Amy Robertson, a member of the Community Advisory Board who spoke on her own behalf, told the St. Charles County Council on Nov. 10 that the county is falling short on emergency weather response and sheltering for people without homes. "Currently, St. Charles County has just under 750 unhoused citizens," Robertson said, adding that many are children living in vehicles, storage units or extended-stay hotels.

Robertson said the county's five-year emergency-weather plan sets a low threshold—sheltering people only when temperatures fall below 20 degrees after 9 p.m.—and that the county lacks sufficient funds and facilities to house people when conditions meet that standard. "We do not currently have the funding in this county to fund fully our emergency weather response, nor do we have facilities to take our unhoused people to when they reach out," she said.

She told council members she has helped gather donations through social media and asked the council to use their platforms to solicit assistance, to place the issue on a work-session agenda to pursue non‑taxpayer-funded solutions, and to engage community organizations such as Community Council for further input. "I'm also asking you to add this issue to the next agenda, for your work session and really discuss non taxpayer, funded solutions," Robertson said.

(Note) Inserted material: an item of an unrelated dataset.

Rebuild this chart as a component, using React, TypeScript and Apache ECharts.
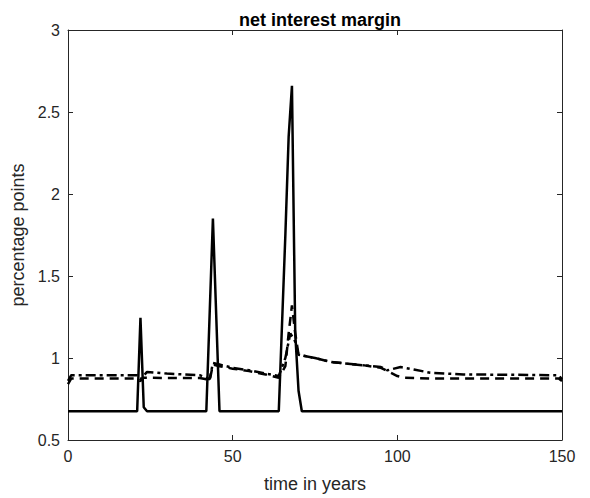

In response, a county official said the executive office would request roughly $30,000 in emergency aid for immediate use and that the issue would be discussed at an upcoming session. The exchange did not include a formal vote or structural policy change; council members and staff said the request would move to work-session review.

The county executive's budget presenter later summarized the proposed 2026 budget and noted existing limits on general-fund availability and carryovers for in-progress projects; that presentation framed the administration's caution about funding new or expanded shelter programs without identifying a permanent funding source.

Robertson's remarks were part of a broader public-comment period in which residents raised infrastructure, land-use and public-safety concerns; the council did not adopt an ordinance at the meeting related to sheltering or emergency weather response. The next procedural step, per council comments, is a work-session discussion to consider emergency aid and possible program options.